**Set task**
Word for word, transcribe the lines below and drop the pictures.

**Supplied information**

····················

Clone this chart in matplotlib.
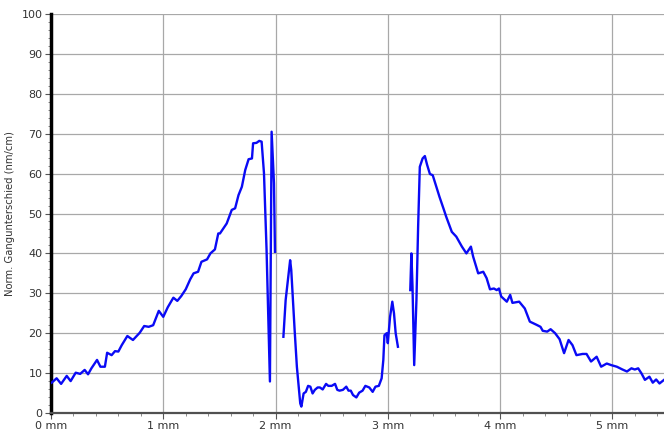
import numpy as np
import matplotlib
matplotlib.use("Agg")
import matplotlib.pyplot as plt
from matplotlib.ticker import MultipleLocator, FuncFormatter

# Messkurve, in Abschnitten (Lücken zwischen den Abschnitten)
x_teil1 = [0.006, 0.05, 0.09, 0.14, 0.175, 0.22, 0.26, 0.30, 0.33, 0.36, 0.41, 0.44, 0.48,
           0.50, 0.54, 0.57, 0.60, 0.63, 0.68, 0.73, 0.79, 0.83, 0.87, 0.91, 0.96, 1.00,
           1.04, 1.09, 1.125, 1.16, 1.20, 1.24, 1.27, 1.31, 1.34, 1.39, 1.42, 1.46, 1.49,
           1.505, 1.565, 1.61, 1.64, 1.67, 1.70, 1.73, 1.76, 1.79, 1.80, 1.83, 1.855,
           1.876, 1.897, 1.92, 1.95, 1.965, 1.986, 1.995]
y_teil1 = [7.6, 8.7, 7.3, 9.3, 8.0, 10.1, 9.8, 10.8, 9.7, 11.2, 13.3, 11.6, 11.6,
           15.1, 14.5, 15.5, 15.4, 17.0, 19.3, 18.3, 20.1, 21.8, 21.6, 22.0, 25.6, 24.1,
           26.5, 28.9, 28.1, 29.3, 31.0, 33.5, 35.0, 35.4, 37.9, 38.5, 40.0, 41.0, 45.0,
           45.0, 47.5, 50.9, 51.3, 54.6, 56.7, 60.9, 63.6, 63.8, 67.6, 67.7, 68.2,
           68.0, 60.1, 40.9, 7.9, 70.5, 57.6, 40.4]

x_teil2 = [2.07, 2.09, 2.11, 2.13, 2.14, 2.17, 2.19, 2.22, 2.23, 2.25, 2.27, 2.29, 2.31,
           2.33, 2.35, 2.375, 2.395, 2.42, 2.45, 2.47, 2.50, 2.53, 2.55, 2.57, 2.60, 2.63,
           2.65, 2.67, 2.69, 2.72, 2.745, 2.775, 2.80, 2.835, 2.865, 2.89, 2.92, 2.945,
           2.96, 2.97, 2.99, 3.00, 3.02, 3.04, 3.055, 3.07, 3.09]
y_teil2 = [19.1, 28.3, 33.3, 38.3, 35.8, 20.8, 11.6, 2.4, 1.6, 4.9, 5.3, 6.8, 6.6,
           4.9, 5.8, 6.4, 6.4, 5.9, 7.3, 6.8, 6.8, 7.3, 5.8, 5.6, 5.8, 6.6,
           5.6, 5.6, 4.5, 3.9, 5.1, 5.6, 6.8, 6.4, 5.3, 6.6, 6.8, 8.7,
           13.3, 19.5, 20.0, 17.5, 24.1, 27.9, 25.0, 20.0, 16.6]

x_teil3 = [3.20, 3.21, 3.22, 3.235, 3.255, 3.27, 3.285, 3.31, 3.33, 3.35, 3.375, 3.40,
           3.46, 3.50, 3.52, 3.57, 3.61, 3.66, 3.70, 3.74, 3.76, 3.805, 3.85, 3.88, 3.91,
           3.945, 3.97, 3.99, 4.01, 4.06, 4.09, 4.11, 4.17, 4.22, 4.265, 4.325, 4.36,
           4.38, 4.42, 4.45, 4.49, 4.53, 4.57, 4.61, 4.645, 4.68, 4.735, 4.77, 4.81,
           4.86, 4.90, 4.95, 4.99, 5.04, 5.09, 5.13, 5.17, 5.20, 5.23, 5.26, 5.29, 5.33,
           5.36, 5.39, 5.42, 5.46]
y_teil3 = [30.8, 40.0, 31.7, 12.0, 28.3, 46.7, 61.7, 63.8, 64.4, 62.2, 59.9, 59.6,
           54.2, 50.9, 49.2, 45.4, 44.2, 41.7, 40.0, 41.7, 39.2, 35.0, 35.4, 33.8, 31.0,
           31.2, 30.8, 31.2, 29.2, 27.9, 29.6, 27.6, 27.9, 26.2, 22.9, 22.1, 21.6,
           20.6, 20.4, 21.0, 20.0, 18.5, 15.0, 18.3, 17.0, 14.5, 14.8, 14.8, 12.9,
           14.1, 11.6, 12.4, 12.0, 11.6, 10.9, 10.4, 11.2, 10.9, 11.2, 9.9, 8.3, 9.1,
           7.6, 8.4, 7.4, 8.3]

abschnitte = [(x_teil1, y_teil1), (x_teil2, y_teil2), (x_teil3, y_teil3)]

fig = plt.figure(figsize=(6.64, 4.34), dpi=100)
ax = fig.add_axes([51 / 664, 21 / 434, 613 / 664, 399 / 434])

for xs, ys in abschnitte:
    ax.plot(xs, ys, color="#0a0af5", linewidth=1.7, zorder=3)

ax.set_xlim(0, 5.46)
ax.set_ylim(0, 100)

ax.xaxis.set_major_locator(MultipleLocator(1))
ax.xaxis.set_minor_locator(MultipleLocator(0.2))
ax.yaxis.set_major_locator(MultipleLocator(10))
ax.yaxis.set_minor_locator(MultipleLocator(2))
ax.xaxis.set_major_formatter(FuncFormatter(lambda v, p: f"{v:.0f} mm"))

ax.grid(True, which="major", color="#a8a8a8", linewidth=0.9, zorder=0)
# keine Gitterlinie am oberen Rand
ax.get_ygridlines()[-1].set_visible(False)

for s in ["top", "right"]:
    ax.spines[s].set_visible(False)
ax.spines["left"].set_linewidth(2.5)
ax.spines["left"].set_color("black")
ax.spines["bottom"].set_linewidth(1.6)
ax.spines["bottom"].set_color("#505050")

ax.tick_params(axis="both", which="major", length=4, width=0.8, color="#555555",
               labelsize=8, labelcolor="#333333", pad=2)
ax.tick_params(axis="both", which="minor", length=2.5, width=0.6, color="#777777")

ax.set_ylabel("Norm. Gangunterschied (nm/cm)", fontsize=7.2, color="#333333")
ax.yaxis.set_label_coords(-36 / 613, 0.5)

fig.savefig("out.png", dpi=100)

····················

**Completed task**
Clone this chart in matplotlib.
import numpy as np
import matplotlib
matplotlib.use("Agg")
import matplotlib.pyplot as plt
from matplotlib.ticker import MultipleLocator, FuncFormatter

# Messkurve, in Abschnitten (Lücken zwischen den Abschnitten)
x_teil1 = [0.006, 0.05, 0.09, 0.14, 0.175, 0.22, 0.26, 0.30, 0.33, 0.36, 0.41, 0.44, 0.48,
           0.50, 0.54, 0.57, 0.60, 0.63, 0.68, 0.73, 0.79, 0.83, 0.87, 0.91, 0.96, 1.00,
           1.04, 1.09, 1.125, 1.16, 1.20, 1.24, 1.27, 1.31, 1.34, 1.39, 1.42, 1.46, 1.49,
           1.505, 1.565, 1.61, 1.64, 1.67, 1.70, 1.73, 1.76, 1.79, 1.80, 1.83, 1.855,
           1.876, 1.897, 1.92, 1.95, 1.965, 1.986, 1.995]
y_teil1 = [7.6, 8.7, 7.3, 9.3, 8.0, 10.1, 9.8, 10.8, 9.7, 11.2, 13.3, 11.6, 11.6,
           15.1, 14.5, 15.5, 15.4, 17.0, 19.3, 18.3, 20.1, 21.8, 21.6, 22.0, 25.6, 24.1,
           26.5, 28.9, 28.1, 29.3, 31.0, 33.5, 35.0, 35.4, 37.9, 38.5, 40.0, 41.0, 45.0,
           45.0, 47.5, 50.9, 51.3, 54.6, 56.7, 60.9, 63.6, 63.8, 67.6, 67.7, 68.2,
           68.0, 60.1, 40.9, 7.9, 70.5, 57.6, 40.4]

x_teil2 = [2.07, 2.09, 2.11, 2.13, 2.14, 2.17, 2.19, 2.22, 2.23, 2.25, 2.27, 2.29, 2.31,
           2.33, 2.35, 2.375, 2.395, 2.42, 2.45, 2.47, 2.50, 2.53, 2.55, 2.57, 2.60, 2.63,
           2.65, 2.67, 2.69, 2.72, 2.745, 2.775, 2.80, 2.835, 2.865, 2.89, 2.92, 2.945,
           2.96, 2.97, 2.99, 3.00, 3.02, 3.04, 3.055, 3.07, 3.09]
y_teil2 = [19.1, 28.3, 33.3, 38.3, 35.8, 20.8, 11.6, 2.4, 1.6, 4.9, 5.3, 6.8, 6.6,
           4.9, 5.8, 6.4, 6.4, 5.9, 7.3, 6.8, 6.8, 7.3, 5.8, 5.6, 5.8, 6.6,
           5.6, 5.6, 4.5, 3.9, 5.1, 5.6, 6.8, 6.4, 5.3, 6.6, 6.8, 8.7,
           13.3, 19.5, 20.0, 17.5, 24.1, 27.9, 25.0, 20.0, 16.6]

x_teil3 = [3.20, 3.21, 3.22, 3.235, 3.255, 3.27, 3.285, 3.31, 3.33, 3.35, 3.375, 3.40,
           3.46, 3.50, 3.52, 3.57, 3.61, 3.66, 3.70, 3.74, 3.76, 3.805, 3.85, 3.88, 3.91,
           3.945, 3.97, 3.99, 4.01, 4.06, 4.09, 4.11, 4.17, 4.22, 4.265, 4.325, 4.36,
           4.38, 4.42, 4.45, 4.49, 4.53, 4.57, 4.61, 4.645, 4.68, 4.735, 4.77, 4.81,
           4.86, 4.90, 4.95, 4.99, 5.04, 5.09, 5.13, 5.17, 5.20, 5.23, 5.26, 5.29, 5.33,
           5.36, 5.39, 5.42, 5.46]
y_teil3 = [30.8, 40.0, 31.7, 12.0, 28.3, 46.7, 61.7, 63.8, 64.4, 62.2, 59.9, 59.6,
           54.2, 50.9, 49.2, 45.4, 44.2, 41.7, 40.0, 41.7, 39.2, 35.0, 35.4, 33.8, 31.0,
           31.2, 30.8, 31.2, 29.2, 27.9, 29.6, 27.6, 27.9, 26.2, 22.9, 22.1, 21.6,
           20.6, 20.4, 21.0, 20.0, 18.5, 15.0, 18.3, 17.0, 14.5, 14.8, 14.8, 12.9,
           14.1, 11.6, 12.4, 12.0, 11.6, 10.9, 10.4, 11.2, 10.9, 11.2, 9.9, 8.3, 9.1,
           7.6, 8.4, 7.4, 8.3]

abschnitte = [(x_teil1, y_teil1), (x_teil2, y_teil2), (x_teil3, y_teil3)]

fig = plt.figure(figsize=(6.64, 4.34), dpi=100)
ax = fig.add_axes([51 / 664, 21 / 434, 613 / 664, 399 / 434])

for xs, ys in abschnitte:
    ax.plot(xs, ys, color="#0a0af5", linewidth=1.7, zorder=3)

ax.set_xlim(0, 5.46)
ax.set_ylim(0, 100)

ax.xaxis.set_major_locator(MultipleLocator(1))
ax.xaxis.set_minor_locator(MultipleLocator(0.2))
ax.yaxis.set_major_locator(MultipleLocator(10))
ax.yaxis.set_minor_locator(MultipleLocator(2))
ax.xaxis.set_major_formatter(FuncFormatter(lambda v, p: f"{v:.0f} mm"))

ax.grid(True, which="major", color="#a8a8a8", linewidth=0.9, zorder=0)
# keine Gitterlinie am oberen Rand
ax.get_ygridlines()[-1].set_visible(False)

for s in ["top", "right"]:
    ax.spines[s].set_visible(False)
ax.spines["left"].set_linewidth(2.5)
ax.spines["left"].set_color("black")
ax.spines["bottom"].set_linewidth(1.6)
ax.spines["bottom"].set_color("#505050")

ax.tick_params(axis="both", which="major", length=4, width=0.8, color="#555555",
               labelsize=8, labelcolor="#333333", pad=2)
ax.tick_params(axis="both", which="minor", length=2.5, width=0.6, color="#777777")

ax.set_ylabel("Norm. Gangunterschied (nm/cm)", fontsize=7.2, color="#333333")
ax.yaxis.set_label_coords(-36 / 613, 0.5)

fig.savefig("out.png", dpi=100)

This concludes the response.